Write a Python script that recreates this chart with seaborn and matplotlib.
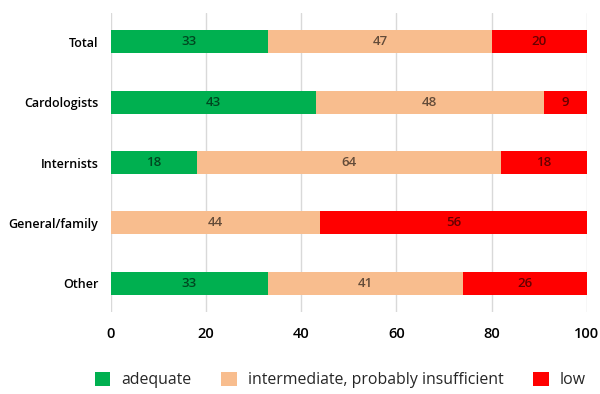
import matplotlib
matplotlib.use("Agg")
import matplotlib.pyplot as plt
import seaborn as sns
import pandas as pd
import numpy as np
from matplotlib.patches import Patch

categories = ["Total", "Cardologists", "Internists", "General/family", "Other"]
adequate = [33, 43, 18, 0, 33]
intermediate = [47, 48, 64, 44, 41]
low = [20, 9, 18, 56, 26]
series_names = ["adequate", "intermediate, probably insufficient", "low"]
colors = ["#00b050", "#f8bd8e", "#ff0000"]

sns.set_theme(style="white")
plt.rcParams['font.family'] = ['Open Sans', 'DejaVu Sans']

fig = plt.figure(figsize=(6, 3.94), dpi=100)
ax = fig.add_axes([0.185, 0.208, 0.793, 0.759])

vals = np.array([adequate, intermediate, low], dtype=float)
cum = np.cumsum(vals, axis=0)

# draw from the longest cumulative bar down so segments stack
for i in [2, 1, 0]:
    df = pd.DataFrame({"cat": categories, "val": cum[i]})
    sns.barplot(data=df, x="val", y="cat", orient="h", color=colors[i],
                saturation=1, width=0.38, ax=ax, zorder=3, linewidth=0)

for j, cat in enumerate(categories):
    for i in range(3):
        v = vals[i, j]
        if v <= 0:
            continue
        left = cum[i, j] - v
        ax.text(left + v / 2, j, f"{int(v)}", ha="center", va="center",
                fontsize=9.5, fontweight="semibold", color="black", alpha=0.6, zorder=5)

ax.set_xlim(0, 100)
ax.set_ylim(4.48, -0.48)
ax.set_xticks(range(0, 101, 20))
ax.xaxis.grid(True, color="#d9d9d9", linewidth=1, zorder=0)
ax.set_axisbelow(True)
for s in ax.spines.values():
    s.set_visible(False)
ax.set_xlabel("")
ax.set_ylabel("")
ax.tick_params(axis="both", length=0, colors="#000000")
ax.tick_params(axis="x", pad=11, labelsize=10.5)
ax.tick_params(axis="y", pad=9, labelsize=9)
for lab in ax.get_xticklabels() + ax.get_yticklabels():
    lab.set_fontweight("semibold")

handles = [Patch(facecolor=c, edgecolor="none") for c in colors]
fig.legend(handles, series_names, loc="center", bbox_to_anchor=(0.567, 0.035),
           ncol=3, frameon=False, fontsize=11.4, handlelength=1.0, handleheight=1.0,
           columnspacing=1.85, handletextpad=0.7)

fig.savefig("out.png", dpi=100)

* * *

### WHAT YOU WILL DO
Go from the first line of the data above to the line containing "from matplotlib.patches import Patch" and retype exactly those lines, both included, but none of the pictures.

### PROBLEM SOLUTION
Write a Python script that recreates this chart with seaborn and matplotlib.
import matplotlib
matplotlib.use("Agg")
import matplotlib.pyplot as plt
import seaborn as sns
import pandas as pd
import numpy as np
from matplotlib.patches import Patch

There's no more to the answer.